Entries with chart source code
—————

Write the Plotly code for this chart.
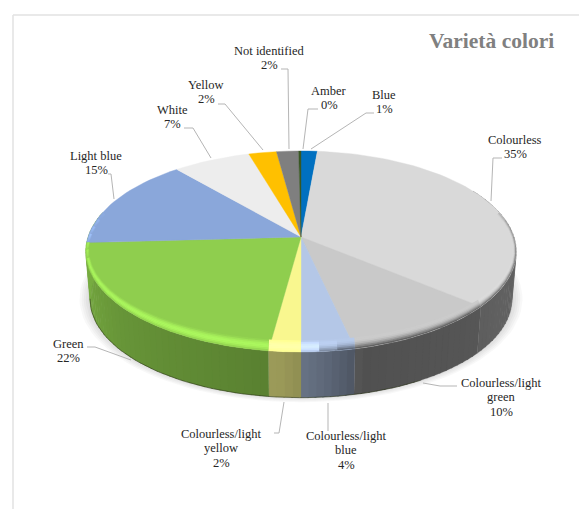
import numpy as np
import plotly.graph_objects as go

# ---- data -----------------------------------------------------------------
categories = ["Blue", "Colourless", "Colourless/light<br>green", "Colourless/light<br>blue",
              "Colourless/light<br>yellow", "Green", "Light blue", "White", "Yellow",
              "Not identified", "Amber"]
values = [1.4, 34.7, 10.4, 3.5, 2.1, 22.0, 14.7, 6.7, 2.4, 1.9, 0.2]
percent_labels = ["1%", "35%", "10%", "4%", "2%", "22%", "15%", "7%", "2%", "2%", "0%"]
colors = ["#0070c0", "#d9d9d9", "#c9c9c9", "#b4c7e7", "#f9f78f", "#8fce4e",
          "#8aa7da", "#ededed", "#ffc000", "#7f7f7f", "#385723"]
title_text = "Varietà colori"

# ---- layout of the drawing (pixel space of the 579x509 picture) -------------
CX, CY = 301.0, 237.0
RX, RY, PERSP = 213.0, 98.4, 0.144
DEPTH, BOTTOM_SCALE = 48.0, 0.98
WALL_END = 285
label_pos = [(384, 102), (515, 147), (501, 397), (346, 450), (221, 448), (68, 351),
             (96, 163), (172, 117), (206, 92), (269, 58), (329, 98)]
leaders = [[(374, 113), (366, 113), (311, 149)],
           [(502, 158), (493, 158), (491, 201)],
           [(457, 386), (440, 386), (423, 383)],
           [(328, 403), (328, 431)],
           [(284, 402), (279, 433), (274, 433)],
           [(87, 347), (95, 347), (131, 360)],
           [(108, 174), (111, 174), (114, 199)],
           [(184, 128), (193, 128), (211, 158)],
           [(218, 104), (225, 104), (263, 150)],
           [(281, 69), (288, 69), (289, 149)],
           [(318, 109), (308, 109), (303, 149)]]
LINE_PITCH = 14.5


def project(theta_deg, sx=1.0, sy=1.0, dy=0.0, scale=1.0):
    t = np.radians(theta_deg)
    X, Y = np.sin(t) * sx, -np.cos(t) * sy
    w = 1 - PERSP * (-np.cos(t))
    return CX + scale * RX * X / w, CY + dy + scale * RY * Y / w


def rgb(h):
    return np.array([int(h[i:i + 2], 16) for i in (1, 3, 5)], dtype=float)


def css(c):
    c = np.clip(c, 0, 255)
    return f"rgb({c[0]:.0f},{c[1]:.0f},{c[2]:.0f})"


def wall_shade(th):
    return np.interp(th, [60, 95, 130, 165, 175, 185, 230, 265, 300],
                     [.50, .47, .43, .40, .53, .62, .72, .84, .84])


fig = go.Figure()


def poly(xs, ys, fill, outline=0.0):
    fig.add_trace(go.Scatter(x=np.r_[xs, xs[0]], y=np.r_[ys, ys[0]], mode="lines", fill="toself",
                             fillcolor=fill, line=dict(color=fill, width=outline), hoverinfo="skip",
                             showlegend=False))


edges = np.r_[0, np.cumsum(values)] / sum(values) * 360
green = categories.index("Green")

# soft shadow under the pie
full = np.linspace(0, 360, 121)
for k in (1.05, 1.04, 1.03, 1.02, 1.01):
    xs, ys = project(full, dy=DEPTH + 2, scale=BOTTOM_SCALE * k)
    poly(xs, ys - 3, "rgba(90,90,90,0.045)")

# side wall, front half only (each strip overlaps the next to avoid seams)
for i, c in enumerate(colors):
    if i > green:
        continue
    a = max(edges[i], 60)
    b = WALL_END if i == green else min(edges[i + 1], WALL_END)
    if b <= a:
        continue
    n = int(np.ceil((b - a) / 2))
    bins = np.linspace(a, b, n + 1)
    for t0, t1 in zip(bins[:-1], bins[1:]):
        arc = np.linspace(t0, min(t1 + 0.4, b), 3)
        xt, yt = project(arc)
        xb, yb = project(arc[::-1], dy=DEPTH, scale=BOTTOM_SCALE)
        poly(np.r_[xt, xb], np.r_[yt, yb], css(rgb(c) * wall_shade((t0 + t1) / 2)), 0.2)

# darker lower edge of the wall
arc = np.linspace(150, 262, 60)
xb, yb = project(arc, dy=DEPTH, scale=BOTTOM_SCALE)
fig.add_trace(go.Scatter(x=xb, y=yb, mode="lines", line=dict(color="rgba(40,50,20,0.55)", width=1),
                         hoverinfo="skip", showlegend=False))

# top face
for i, c in enumerate(colors):
    arc = np.linspace(edges[i], edges[i + 1], max(3, int((edges[i + 1] - edges[i]) / 2)))
    xa, ya = project(arc)
    poly(np.r_[CX, xa], np.r_[CY, ya], css(rgb(c)), 0.4)

# bevelled rim along the front edge
N_RING = 7
ring = lambda u: (1 - 0.016 * (1 - u), 1 - 0.10 * (1 - u))
for i, c in enumerate(colors):
    a, b = max(edges[i], 75), min(edges[i + 1], 285)
    if b <= a:
        continue
    base = rgb(c)
    n = int(np.ceil((b - a) / 5))
    bins = np.linspace(a, b, n + 1)
    for t0, t1 in zip(bins[:-1], bins[1:]):
        th = (t0 + t1) / 2
        front = np.interp(th, [75, 110, 270, 285], [0, 1, 1, 0])
        dark = np.interp(th, [75, 100, 172, 178], [0.6, 1, 1, 0])
        arc = np.linspace(t0, min(t1 + 0.6, b), 3)
        for j in range(N_RING):
            u0, u1 = j / N_RING, (j + 1) / N_RING
            xo, yo = project(arc, *ring(min(u1 + 0.05, 1)))
            xi, yi = project(arc[::-1], *ring(u0))
            u = (u0 + u1) / 2
            lift = 0.2 * (1 - 0.7 * dark)
            col = base * (1 + lift * front * np.sin(np.pi * u ** 1.1))
            wall = base * wall_shade(th)
            col = col + (wall - col) * dark * u ** 2.2
            poly(np.r_[xo, xi], np.r_[yo, yi], css(col))

# leader lines
for pts in leaders:
    fig.add_trace(go.Scatter(x=[p[0] for p in pts], y=[p[1] for p in pts], mode="lines",
                             line=dict(color="#b5b5b5", width=1), hoverinfo="skip", showlegend=False))

# labels, one annotation per line for the tight line pitch of the reference
annos = []
for name, pct, (lx, ly) in zip(categories, percent_labels, label_pos):
    lines = name.split("<br>") + [pct]
    for k, line in enumerate(lines):
        annos.append(dict(x=lx, y=ly + (k - (len(lines) - 1) / 2) * LINE_PITCH, xref="x", yref="y",
                          text=line, showarrow=False, xanchor="center", yanchor="middle",
                          font=dict(family="Liberation Serif", size=12.5, color="#262626")))
annos.append(dict(x=556, y=41, xref="x", yref="y", text=f"<b>{title_text}</b>", showarrow=False,
                  xanchor="right", yanchor="middle",
                  font=dict(family="Liberation Serif", size=21.5, color="#808080")))

frame = dict(type="line", xref="x", yref="y", line=dict(color="#e2e2e2", width=1.5))
fig.update_layout(
    width=579, height=509, autosize=False,
    margin=dict(l=0, r=0, t=0, b=0), paper_bgcolor="white", plot_bgcolor="white",
    xaxis=dict(range=[0, 579], visible=False, fixedrange=True),
    yaxis=dict(range=[509, 0], visible=False, fixedrange=True),
    annotations=annos, showlegend=False,
    shapes=[dict(frame, x0=13, y0=15, x1=579, y1=15), dict(frame, x0=13, y0=15, x1=13, y1=509)],
)
fig.write_html("out.html", config=dict(displayModeBar=False),
               post_script="document.body.style.margin='0';document.body.style.overflow='hidden';")
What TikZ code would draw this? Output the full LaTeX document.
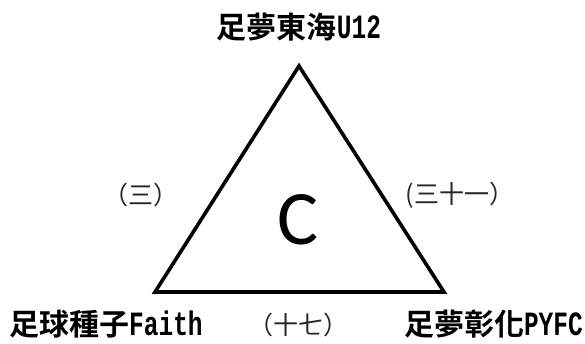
\documentclass[tikz,border=0pt]{standalone}
\usepackage{fontspec}
\newfontfamily\cjk{Noto Sans CJK TC}
\newfontfamily\cjkb{Noto Sans CJK TC Bold}
\newfontfamily\lmono[FakeStretch=0.72]{Liberation Mono Bold}
\newfontfamily\carl{Carlito}
\newcommand\latn[1]{{\lmono\fontsize{34}{34}\selectfont #1}}
\begin{document}
\begin{tikzpicture}[x=1pt,y=-1pt,
  team/.style={inner sep=0pt,font=\fontsize{30}{32}\selectfont\cjkb},
  score/.style={inner sep=0pt,text=black!85,font=\fontsize{25}{27}\selectfont\cjk}]
\useasboundingbox (0,0) rectangle (585,343);
\coordinate (top) at (299,66);
\coordinate (bl) at (155,292);
\coordinate (br) at (444,292);
\draw[line width=3.6pt,line join=miter] (top) -- (br) -- (bl) -- cycle;
\node[inner sep=0pt,font=\fontsize{77}{77}\selectfont\carl] (c) at (298,220) {C};
\node[team] (t1) at (299,27) {足夢東海\latn{U12}};
\node[team,anchor=west] (t2) at (9,324) {足球種子\latn{Faith}};
\node[team,anchor=east] (t3) at (583,324) {足夢彰化\latn{PYFC}};
\node[score] (s1) at (141,195) {（三）};
\node[score] (s2) at (460,195) {(三十一）};
\node[score] (s3) at (298,325) {（十七）};
\end{tikzpicture}
\end{document}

—————

WHAT YOU HAVE TO DO ▸ Without the pictures, copy the entries from their first line through the line containing "import plotly.graph_objects as go", and only those lines.

RESULT OF THIS TASK ▸
Write the Plotly code for this chart.
import numpy as np
import plotly.graph_objects as go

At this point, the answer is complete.